For platform selection guidance, see our workflow automation tools comparison. For the enterprise evaluation framework, see our buyer’s guide.
Frequently Asked Questions
What is intelligent document processing?
IDP uses AI (OCR, NLP, machine learning) to read unstructured documents, extract structured data fields, validate the data against business rules, and feed it into automated workflows. It replaces the manual step of someone reading a document and typing data into a system.
What accuracy can I expect from IDP?
Production systems routinely achieve 90-99%+ extraction accuracy for well-defined document types (invoices, receipts, standard forms). Complex or highly variable documents may extract at 85-95% accuracy. Human-in-the-loop review of lower-confidence extractions maintains overall process accuracy above 99%.

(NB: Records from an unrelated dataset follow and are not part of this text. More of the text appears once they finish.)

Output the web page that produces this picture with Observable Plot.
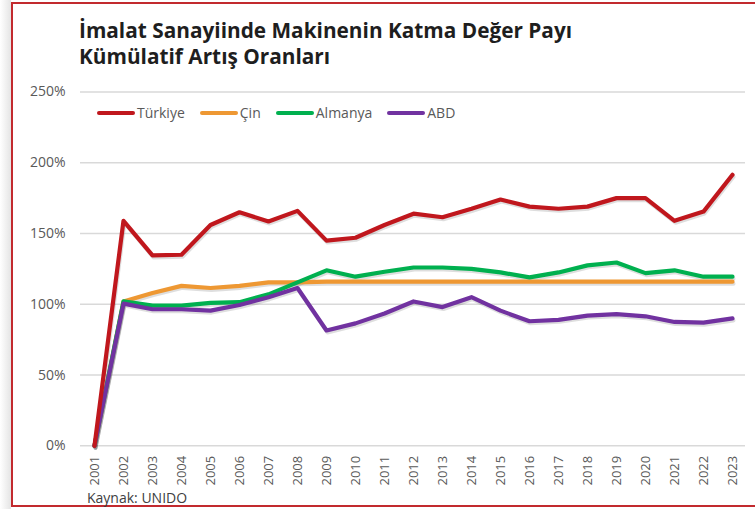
<!DOCTYPE html>
<html><head><meta charset="utf-8">
<script src="https://cdn.jsdelivr.net/npm/d3@7"></script>
<script src="https://cdn.jsdelivr.net/npm/@observablehq/plot@0.6"></script>
<style>
body{margin:0;background:#fff;}
#wrap{position:relative;width:755px;height:509px;overflow:hidden;background:#fff;font-family:"Open Sans",sans-serif;}
#shadow{position:absolute;left:0;top:0;width:11px;height:509px;background:linear-gradient(to right,#ffffff,#e4e4e4);}
#frame{position:absolute;left:11px;top:2px;width:800px;height:505px;border:2px solid #c22a2e;box-sizing:border-box;}
#title{position:absolute;left:79px;top:17px;font-size:20.8px;font-weight:700;line-height:26px;color:#1e1e1e;white-space:nowrap;}
#chart{position:absolute;left:0;top:80px;}
#legend{position:absolute;left:97px;top:103px;display:flex;gap:15px;font-size:14px;color:#595959;line-height:20px;}
#legend .item{display:flex;align-items:center;}
#legend .sw{width:38px;height:4.5px;border-radius:2px;margin-right:2px;}
#caption{position:absolute;left:87px;top:488px;font-size:14px;line-height:19px;color:#404040;}
</style></head>
<body>
<div id="wrap">
  <div id="shadow"></div>
  <div id="frame"></div>
  <div id="title"></div>
  <div id="chart"></div>
  <div id="legend"></div>
  <div id="caption"></div>
</div>
<script>
const titleLines = ["İmalat Sanayiinde Makinenin Katma Değer Payı", "Kümülatif Artış Oranları"];
const caption = "Kaynak: UNIDO";
const years = [2001,2002,2003,2004,2005,2006,2007,2008,2009,2010,2011,2012,2013,2014,2015,2016,2017,2018,2019,2020,2021,2022,2023];
const turkiye = [0,159,134.5,135,156,165,158.5,166,145,147,156,164,161.5,167.5,174,169,167.5,169,175,175,159,165.5,191.5];
const cin     = [0,102,108,113,111.5,113,115.5,115.5,116,116,116,116,116,116,116,116,116,116,116,116,116,116,116];
const almanya = [0,102,99,99,101,101.5,107,115.5,124,119.5,123,126,126,125,122.5,119,122.5,127.5,129.5,122,124,119.5,119.5];
const abd     = [0,100.5,96.5,96.5,95.5,99.5,105,111.5,81.5,86.5,93.5,102,98,105,95.5,88,89,92,93,91.5,87.5,87,90];
const seriesNames = ["Türkiye","Çin","Almanya","ABD"];
const seriesColors = ["#c0171d","#ee9833","#00b04f","#7132a0"];
const yTicks = [0,50,100,150,200,250];

const seriesValues = {"Türkiye": turkiye, "Çin": cin, "Almanya": almanya, "ABD": abd};
const drawOrder = ["Çin","Almanya","ABD","Türkiye"];
const rows = drawOrder.flatMap(s => years.map((yr, i) => ({year: yr, value: seriesValues[s][i], series: s})));

document.getElementById("title").innerHTML = titleLines.join("<br>");
document.getElementById("caption").textContent = caption;
const legend = document.getElementById("legend");
seriesNames.forEach((s, i) => {
  const it = document.createElement("div"); it.className = "item";
  const sw = document.createElement("span"); sw.className = "sw"; sw.style.background = seriesColors[i];
  const tx = document.createElement("span"); tx.textContent = s;
  it.appendChild(sw); it.appendChild(tx); legend.appendChild(it);
});

const chart = Plot.plot({
  width: 755, height: 420,
  marginTop: 11.5, marginBottom: 54.7, marginLeft: 80, marginRight: 10,
  style: {fontFamily: "'Open Sans', sans-serif", background: "transparent", overflow: "visible"},
  x: {type: "point", domain: years, padding: 0.46, label: null},
  y: {domain: [0, 250], label: null},
  color: {domain: seriesNames, range: seriesColors},
  marks: [
    Plot.gridY(yTicks, {stroke: "#d9d9d9", strokeOpacity: 1, strokeWidth: 1.4}),
    Plot.axisY(yTicks, {tickSize: 0, tickPadding: 15, tickFormat: d => d + "%", fontSize: 14, fill: "#595959", label: null}),
    Plot.axisX(years, {tickSize: 0, tickRotate: -90, tickPadding: 10, tickFormat: d => String(d), fontSize: 13, fill: "#595959", label: null}),
    Plot.line(rows, {x: "year", y: "value", z: "series", stroke: "#000", strokeOpacity: 0.13, strokeWidth: 4, dx: 1, dy: 2}),
    Plot.line(rows, {x: "year", y: "value", z: "series", stroke: "series", strokeWidth: 4.2})
  ]
});
document.getElementById("chart").appendChild(chart);
</script>
</body></html>
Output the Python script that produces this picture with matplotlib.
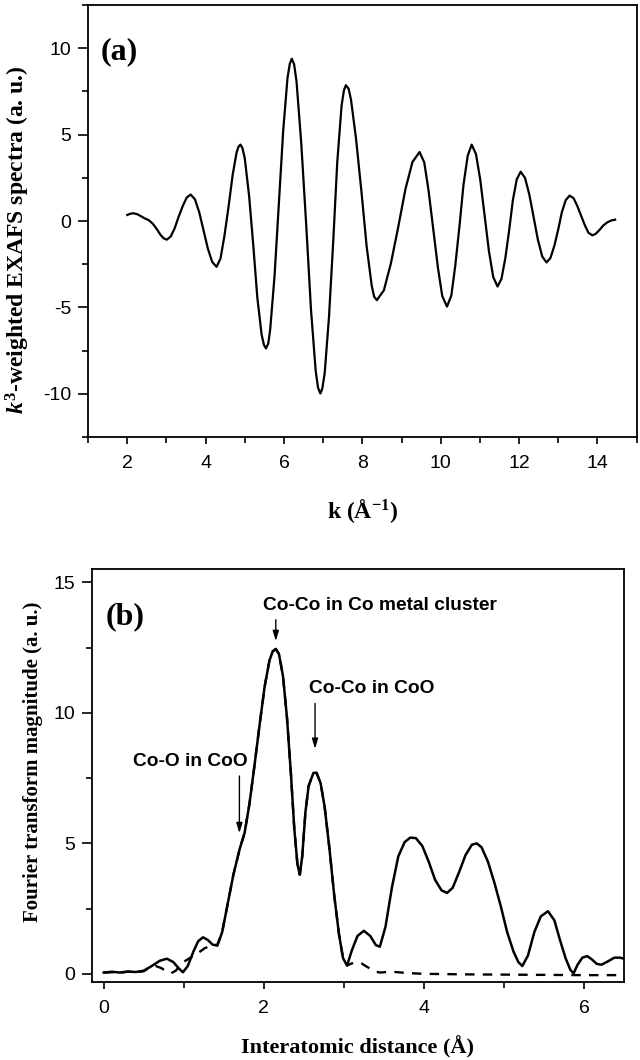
import matplotlib
matplotlib.use("Agg")
import matplotlib.pyplot as plt
from matplotlib.ticker import MultipleLocator

plt.rcParams['font.family'] = ['Liberation Sans', 'DejaVu Sans']
plt.rcParams['axes.unicode_minus'] = False
plt.rcParams['mathtext.fontset'] = 'custom'
plt.rcParams['mathtext.rm'] = 'Liberation Serif:bold'
plt.rcParams['mathtext.it'] = 'Liberation Serif:italic:bold'
plt.rcParams['mathtext.bf'] = 'Liberation Serif:bold'

# (a) k^3-weighted EXAFS spectrum
k = [2.00, 2.08, 2.15, 2.25, 2.35, 2.45, 2.55, 2.65, 2.75, 2.85, 2.93,
     3.01, 3.11, 3.21, 3.31, 3.42, 3.52,
     3.62, 3.73, 3.84, 3.95, 4.06, 4.17,
     4.28, 4.38, 4.48, 4.59, 4.69, 4.79, 4.84,
     4.89, 4.94, 5.00, 5.11, 5.22, 5.32, 5.43, 5.49,
     5.54, 5.60, 5.65, 5.76, 5.87, 5.98, 6.09, 6.15,
     6.20, 6.26, 6.32, 6.44, 6.57, 6.69, 6.81, 6.87,
     6.93, 6.98, 7.04, 7.15, 7.26, 7.36, 7.47, 7.53,
     7.58, 7.65, 7.71, 7.84, 7.98, 8.11, 8.24, 8.30,
     8.37, 8.55, 8.73, 8.92, 9.10, 9.28,
     9.46, 9.58, 9.69, 9.81, 9.93, 10.04,
     10.16, 10.27, 10.37, 10.48, 10.58, 10.69,
     10.79, 10.90, 11.01, 11.12, 11.23, 11.34,
     11.45, 11.55, 11.65, 11.75, 11.84, 11.94,
     12.04, 12.15, 12.26, 12.37, 12.48, 12.59,
     12.70, 12.80, 12.90, 13.00, 13.09, 13.19,
     13.29, 13.39, 13.48, 13.58, 13.68, 13.77,
     13.87, 13.95, 14.05, 14.15, 14.25, 14.35, 14.45]
chi = [0.35, 0.42, 0.45, 0.40, 0.28, 0.15, 0.05, -0.15, -0.45, -0.80, -1.00,
       -1.08, -0.90, -0.43, 0.23, 0.88, 1.36,
       1.53, 1.25, 0.49, -0.56, -1.61, -2.37,
       -2.65, -2.18, -0.88, 0.89, 2.65, 3.95, 4.30,
       4.42, 4.22, 3.63, 1.47, -1.48, -4.42, -6.58, -7.17,
       -7.37, -7.09, -6.25, -3.18, 1.01, 5.20, 8.27, 9.11,
       9.39, 9.06, 8.09, 4.55, -0.30, -5.14, -8.68, -9.65,
       -9.98, -9.68, -8.79, -5.52, -1.06, 3.40, 6.67, 7.56,
       7.86, 7.65, 7.03, 4.75, 1.64, -1.47, -3.75, -4.37,
       -4.58, -4.01, -2.44, -0.30, 1.85, 3.42,
       3.99, 3.39, 1.76, -0.48, -2.72, -4.35,
       -4.95, -4.32, -2.61, -0.27, 2.08, 3.79,
       4.42, 3.87, 2.37, 0.32, -1.74, -3.24,
       -3.79, -3.35, -2.13, -0.47, 1.19, 2.41,
       2.85, 2.50, 1.54, 0.23, -1.09, -2.05,
       -2.40, -2.14, -1.43, -0.47, 0.50, 1.21,
       1.47, 1.32, 0.90, 0.32, -0.26, -0.68,
       -0.83, -0.75, -0.52, -0.25, -0.08, 0.03, 0.08]

# (b) Fourier transform magnitude, experiment (solid)
r = [0.00, 0.10, 0.20, 0.30, 0.40, 0.50, 0.60, 0.70, 0.79, 0.87, 0.94, 0.99,
     1.05, 1.12, 1.18, 1.24, 1.30, 1.36, 1.42,
     1.48, 1.55, 1.62, 1.70, 1.76, 1.82, 1.88, 1.95, 2.01, 2.07, 2.11, 2.15,
     2.19, 2.24, 2.29, 2.34, 2.38, 2.42, 2.45, 2.48, 2.52, 2.56, 2.62, 2.66,
     2.71, 2.76, 2.82, 2.88, 2.94, 2.99, 3.04,
     3.10, 3.17, 3.25, 3.33, 3.40, 3.45, 3.52, 3.60, 3.68, 3.76, 3.83, 3.90,
     3.98, 4.06, 4.14, 4.22, 4.29, 4.36, 4.44, 4.52, 4.60, 4.66, 4.72, 4.80,
     4.88, 4.96, 5.04, 5.12, 5.18, 5.23, 5.30, 5.38, 5.46, 5.55, 5.63, 5.70,
     5.77, 5.83, 5.87, 5.92, 5.98, 6.04, 6.10, 6.16, 6.22, 6.30, 6.38, 6.45, 6.50]
ft = [0.05, 0.08, 0.05, 0.09, 0.07, 0.12, 0.30, 0.50, 0.58, 0.45, 0.20, 0.06,
      0.30, 0.85, 1.25, 1.40, 1.30, 1.12, 1.08,
      1.60, 2.70, 3.80, 4.80, 5.40, 6.50, 7.90, 9.60, 11.00, 12.00, 12.35, 12.45,
      12.25, 11.40, 9.80, 7.60, 5.60, 4.20, 3.80, 4.50, 6.20, 7.20, 7.70, 7.70,
      7.30, 6.40, 4.80, 3.00, 1.50, 0.60, 0.32,
      0.90, 1.45, 1.65, 1.45, 1.10, 1.04, 1.80, 3.30, 4.50, 5.05, 5.22, 5.20,
      4.90, 4.30, 3.60, 3.20, 3.10, 3.30, 3.90, 4.55, 4.95, 5.00, 4.85, 4.30,
      3.50, 2.60, 1.60, 0.85, 0.45, 0.30, 0.70, 1.60, 2.20, 2.40, 2.05, 1.30,
      0.60, 0.15, 0.02, 0.35, 0.62, 0.68, 0.55, 0.38, 0.35, 0.48, 0.62, 0.62, 0.58]

# (b) fit (dashed)
r_fit = [0.00, 0.10, 0.20, 0.30, 0.40, 0.50, 0.58, 0.65, 0.72, 0.78, 0.84, 0.90,
         0.96, 1.02, 1.10, 1.18, 1.26, 1.34, 1.42,
         1.48, 1.55, 1.62, 1.70, 1.76, 1.82, 1.88, 1.95, 2.01, 2.07, 2.11, 2.15,
         2.19, 2.24, 2.29, 2.34, 2.38, 2.42, 2.45, 2.48, 2.52, 2.56, 2.62, 2.66,
         2.71, 2.76, 2.82, 2.88, 2.94, 2.99, 3.04,
         3.10, 3.16, 3.22, 3.30, 3.38, 3.45, 3.60, 3.80, 4.00, 4.50, 5.00, 5.50,
         6.00, 6.45]
ft_fit = [0.05, 0.06, 0.04, 0.08, 0.06, 0.10, 0.25, 0.30, 0.22, 0.10, 0.02, 0.12,
          0.35, 0.50, 0.65, 0.80, 0.98, 1.08, 1.12,
          1.60, 2.70, 3.80, 4.80, 5.40, 6.50, 7.90, 9.60, 11.00, 12.00, 12.35, 12.45,
          12.25, 11.40, 9.80, 7.60, 5.60, 4.20, 3.80, 4.50, 6.20, 7.20, 7.70, 7.70,
          7.30, 6.40, 4.80, 3.00, 1.50, 0.60, 0.32,
          0.40, 0.43, 0.40, 0.25, 0.10, 0.05, 0.08, 0.03, 0.00, -0.02, -0.03, -0.04,
          -0.05, -0.05]

fig = plt.figure(figsize=(6.4, 10.6), dpi=100)

label_font = dict(family='Liberation Serif', weight='bold')

# ---- panel (a)
ax1 = fig.add_axes([0.1375, 0.5877, 0.8573, 0.4076])
ax1.plot(k, chi, color='black', lw=1.6)
ax1.set_xlim(1, 15)
ax1.set_ylim(-12.5, 12.5)
ax1.xaxis.set_major_locator(MultipleLocator(2))
ax1.xaxis.set_minor_locator(MultipleLocator(1))
ax1.yaxis.set_major_locator(MultipleLocator(5))
ax1.yaxis.set_minor_locator(MultipleLocator(2.5))
ax1.set_xlabel(r'k (Å$^{-1}$)', fontsize=17, **label_font)
ax1.set_ylabel(r'$k^{3}$-weighted EXAFS spectra (a. u.)', fontsize=17, **label_font)
ax1.xaxis.set_label_coords(0.5, -0.14)
ax1.yaxis.set_label_coords(-0.102, 0.456)
ax1.text(1.31, 9.8, '(a)', fontsize=23, ha='left', va='center', **label_font)

# ---- panel (b)
ax2 = fig.add_axes([0.1433, 0.0739, 0.8317, 0.3890])
ax2.plot(r_fit, ft_fit, color='black', lw=1.7, linestyle=(0, (4, 3.5)))
ax2.plot(r, ft, color='black', lw=1.8)
ax2.set_xlim(-0.15, 6.5)
ax2.set_ylim(-0.3, 15.5)
ax2.xaxis.set_major_locator(MultipleLocator(2))
ax2.xaxis.set_minor_locator(MultipleLocator(1))
ax2.yaxis.set_major_locator(MultipleLocator(5))
ax2.yaxis.set_minor_locator(MultipleLocator(2.5))
ax2.set_xlabel('Interatomic distance (Å)', fontsize=16, **label_font)
ax2.set_ylabel('Fourier transform magnitude (a. u.)', fontsize=15, **label_font)
ax2.xaxis.set_label_coords(0.5, -0.132)
ax2.yaxis.set_label_coords(-0.0915, 0.534)
ax2.text(0.03, 13.7, '(b)', fontsize=23, ha='left', va='center', **label_font)

arrow = dict(arrowstyle='-|>,head_length=0.6,head_width=0.18', color='black', lw=1.0,
             shrinkA=0, shrinkB=0)
note = dict(fontsize=13.8, weight='bold', ha='left', va='center')
ax2.text(1.985, 14.13, 'Co-Co in Co metal cluster', **note)
ax2.annotate('', xy=(2.15, 12.75), xytext=(2.15, 13.57), arrowprops=arrow)
ax2.text(2.57, 10.94, 'Co-Co in CoO', **note)
ax2.annotate('', xy=(2.64, 8.62), xytext=(2.64, 10.36), arrowprops=arrow)
ax2.text(0.37, 8.13, 'Co-O in CoO', **note)
ax2.annotate('', xy=(1.695, 5.39), xytext=(1.695, 7.58), arrowprops=arrow)

for ax in (ax1, ax2):
    for s in ax.spines.values():
        s.set_linewidth(1.3)
    ax.tick_params(which='both', direction='out', top=False, right=False,
                   labelsize=14, width=1.2)
    ax.tick_params(axis='x', which='major', length=5, pad=8)
    ax.tick_params(axis='x', which='minor', length=4)
    ax.tick_params(axis='y', which='major', length=7, pad=5)
    ax.tick_params(axis='y', which='minor', length=4)

fig.savefig('out.png', dpi=100)
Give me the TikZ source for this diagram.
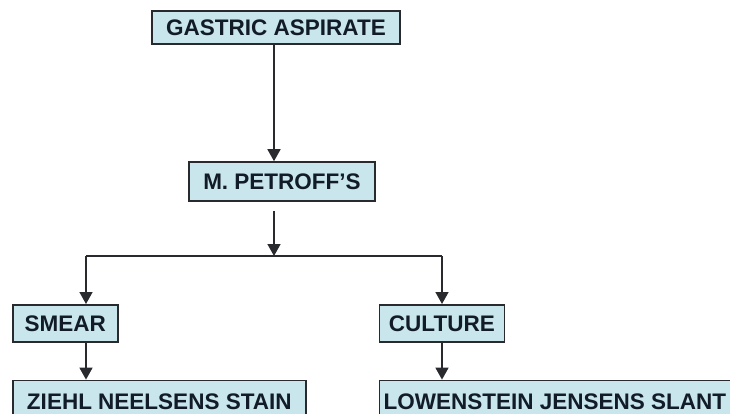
\documentclass[tikz,border=0pt]{standalone}
\usepackage{fontspec}
\setmainfont{Liberation Sans}
\usepackage{tikz}
\usetikzlibrary{arrows,arrows.meta,positioning}
\usepackage{xcolor}
\definecolor{boxfill}{RGB}{201,230,236}
\definecolor{boxline}{RGB}{40,42,46}
\definecolor{boxtext}{RGB}{18,28,40}
\tikzstyle{arrow} = [line width=1.6pt,-{Triangle[width=13pt,length=12pt]},color=boxline]
\tikzstyle{line} = [line width=1.6pt,color=boxline]
\tikzstyle{stage} = [rectangle, draw=boxline, fill=boxfill, line width=1.6pt, inner sep=0pt, text=boxtext, font=\fontsize{22.5}{25}\selectfont\bfseries]

\begin{document}
\begin{tikzpicture}[x=1pt, y=1pt]
\clip (0,0) rectangle (730,-414);
\useasboundingbox (0,0) rectangle (730,-414);

% Sample
\node (gastric) [stage, minimum width=248pt, minimum height=33pt] at (276,-27.5) {GASTRIC ASPIRATE};

% Concentration
\node (petroff) [stage, below of=gastric, node distance=154pt, xshift=6pt, minimum width=186pt, minimum height=39pt] {M. PETROFF’S};

% Two branches
\node (smear) [stage, anchor=north west, minimum width=105pt, minimum height=37pt] at (12,-304) {SMEAR};
\node (culture) [stage, right=260pt of smear, minimum width=125pt, minimum height=37pt] {CULTURE};

\node (ziehl) [stage, below=37pt of smear.south west, anchor=north west, minimum width=293pt, minimum height=42pt] {ZIEHL NEELSENS STAIN};
\node (lowenstein) [stage, below=37pt of culture.south west, anchor=north west, minimum width=351pt, minimum height=42pt] {LOWENSTEIN JENSENS SLANT};

% Connectors
\coordinate (split) at (274,-256);
\coordinate (lsplit) at (86,-256);
\coordinate (rsplit) at (442,-256);

\draw[arrow] (gastric.south -| split) -- (petroff.north -| split);
\draw[arrow, shorten <=9pt] (petroff.south -| split) -- (split);
\draw[line] (lsplit) -- (rsplit);
\draw[arrow] (lsplit) -- (lsplit |- smear.north);
\draw[arrow] (rsplit) -- (rsplit |- culture.north);
\draw[arrow] (lsplit |- smear.south) -- (lsplit |- ziehl.north);
\draw[arrow] (rsplit |- culture.south) -- (rsplit |- lowenstein.north);

\end{tikzpicture}
\end{document}
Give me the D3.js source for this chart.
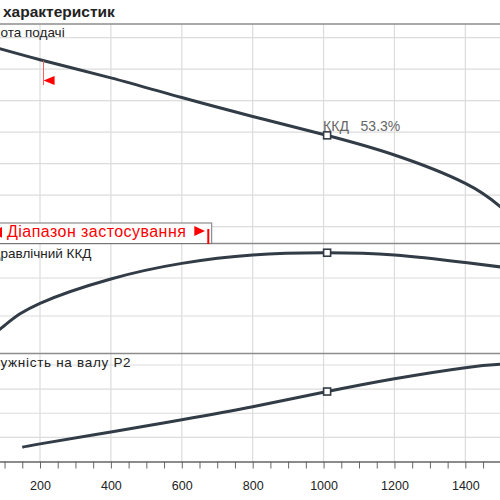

How is IDP different from OCR?
OCR converts image text to digital text. IDP goes further: it classifies the document type, identifies specific data fields within the document structure, extracts field values, validates them against business rules, and outputs structured data ready for workflow automation. OCR is one component within IDP.
What document types work best with IDP?
Invoices (highest ROI), receipts, purchase orders, contracts, insurance claims, application forms, and tax documents. Documents with consistent field types (dates, amounts, names, addresses) extract most accurately. Highly variable or handwritten documents are more challenging but increasingly viable with modern AI models.